To use very contemporary language for a centuries-old tradition, the procession and the laying out of the objects are holding space for people to acknowledge a transition of power, to acknowledge a new way of looking at the world, and to acknowledge all of the responsibilities that come with this new relationship.

John Stuart Gordon

McInnis’ robe was custom made for the inauguration ceremony by the costume shop of the David Geffen School of Drama at Yale and Yale Repertory Theatre: Christine Szczepanski, the costume shop manager, sourced the fabric and facilitated the project, while Clarissa Wylie Youngberg, senior draper, and Pat Van Horn, senior first hand, constructed the garment. The robe features special loops on which the collar fastens, so that it drapes wide and low across the shoulders. 

McInnis’ ceremonial robe and the presidential collar

McInnis’ robe was custom made by the costume shop at the David Geffen School of Drama at Yale.

Photo by Dan Renzetti

The original presidential collar, also commissioned by Sanford, in 1903, went missing in the late 1970s; the university commissioned a new one from the artist William Harper that was completed in 1982. “There was a very purposeful decision made not to recreate something old,” said Gordon. “It is taking an old fashioned, old-world trope and reinventing it in a modern language.”

The gold and silver chain is made up of cloisonné enamel beads depicting the crests of Yale’s graduate and professional schools, Yale College, and Yale University, along with the great seal of the United States. (Cloisonné is a traditional enameling technique for decorating metal objects, using metal wire to create a design filled by the enamel.) A rock crystal pendant, framed by cloisonné enamel plaques inscribed with the Hebrew words Urim v’Thummim and the Latin motto Lux et Veritas, encases a hammered gold sheet embossed with the Yale crest. 
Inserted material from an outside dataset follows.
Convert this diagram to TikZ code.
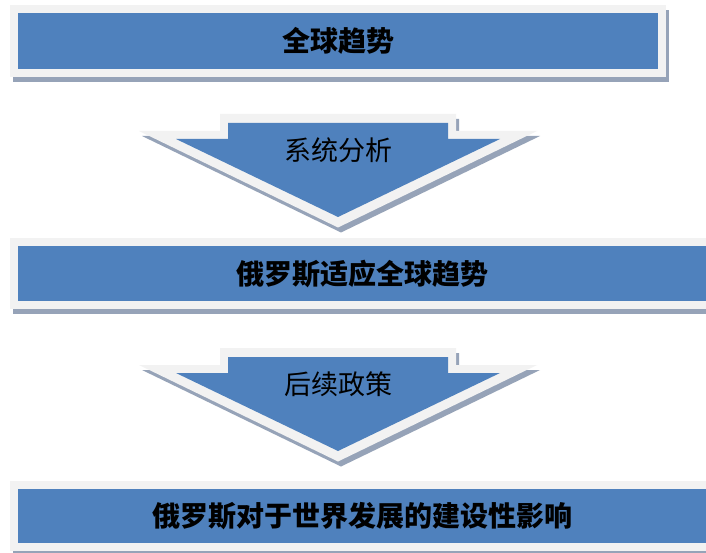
\documentclass[tikz,border=0pt]{standalone}
\usepackage{fontspec}
\newfontfamily\heiti{Noto Sans CJK SC}
\definecolor{barblue}{RGB}{79,129,189}
\definecolor{borderc}{RGB}{242,242,242}
\definecolor{shadowc}{RGB}{150,163,184}
\tikzset{
  bartext/.style={font=\heiti\bfseries\fontsize{28}{28}\selectfont, text=black, inner sep=0pt},
  arrowtext/.style={font=\heiti\fontsize{27}{27}\selectfont, text=black, inner sep=0pt},
  shadowfill/.style={fill=shadowc},
  borderfill/.style={fill=borderc},
  bluefill/.style={fill=barblue},
  pics/downarrow/.style={code={
    \fill[shadowfill] (223,119) -- (459,119) -- (459,136) -- (540,136) -- (341,232.5) -- (142,136) -- (223,136) -- cycle;
    \fill[borderfill] (220,114) -- (456,114) -- (456,131) -- (537,131) -- (338,227.5) -- (139,131) -- (220,131) -- cycle;
    \fill[bluefill] (228,123) -- (448,123) -- (448,139) -- (500,139) -- (338,217) -- (176,139) -- (228,139) -- cycle;
  }}
}
\begin{document}
\begin{tikzpicture}[x=1pt,y=-1pt]
\useasboundingbox (0,0) rectangle (706,553);
\fill[white] (0,0) rectangle (706,553);
% bar 1
\fill[shadowfill] (13,10) rectangle (669,82);
\fill[borderfill] (10,5) rectangle (666,77);
\fill[bluefill] (18,13) rectangle (658,69);
\node[bartext] (b1) at (338,41) {全球趋势};
% arrow 1
\pic at (0,0) {downarrow};
\node[arrowtext] (a1) at (338,150) {系统分析};
% bar 2
\fill[shadowfill] (13,243) rectangle (720,314);
\fill[borderfill] (10,238) rectangle (716,309);
\fill[bluefill] (18,246) rectangle (710,301);
\node[bartext] (b2) at (362,274) {俄罗斯适应全球趋势};
% arrow 2
\pic at (0,234) {downarrow};
\node[arrowtext] (a2) at (338,384) {后续政策};
% bar 3
\fill[shadowfill] (13,486) rectangle (720,556);
\fill[borderfill] (10,481) rectangle (716,551);
\fill[bluefill] (18,489) rectangle (710,543);
\node[bartext] (b3) at (362,516) {俄罗斯对于世界发展的建设性影响};
\end{tikzpicture}
\end{document}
“Harper takes an unorthodox approach to these materials, yet the beads are all cloisonné enamel, a very traditional enamel working technique,” said Gordon. “It is colorful and the color, I think, is one of its key features. There is a dynamism to the design.”

The collar was recently updated to include schools not previously represented, including the Yale Jackson School of Global Affairs. To balance the weight of the longer chain, Harper added a new roundel of his own design. 

“The new roundel is a work of art in its own right,” said Gordon. “Much of the collar looks like Harper translated for Yale, but this new piece, which helps balance the symmetry and helps balance the physical weight, is Harper as an artist.”

It is a fitting example, said Gordon, of the way these objects can signify history and tradition, but also innovation and evolution. And including them in the inauguration, he said, gives the entire community a chance to reflect on the university’s past while greeting a new generation of leadership. 

“It’s about someone being welcomed,” said Gordon. “To use very contemporary language for a centuries-old tradition, the procession and the laying out of the objects are holding space for people to acknowledge a transition of power, to acknowledge a new way of looking at the world, and to acknowledge all of the responsibilities that come with this new relationship.”

The university mace and Wainscot Chair will be on view at the Yale University Art Gallery from March 25 through April 4.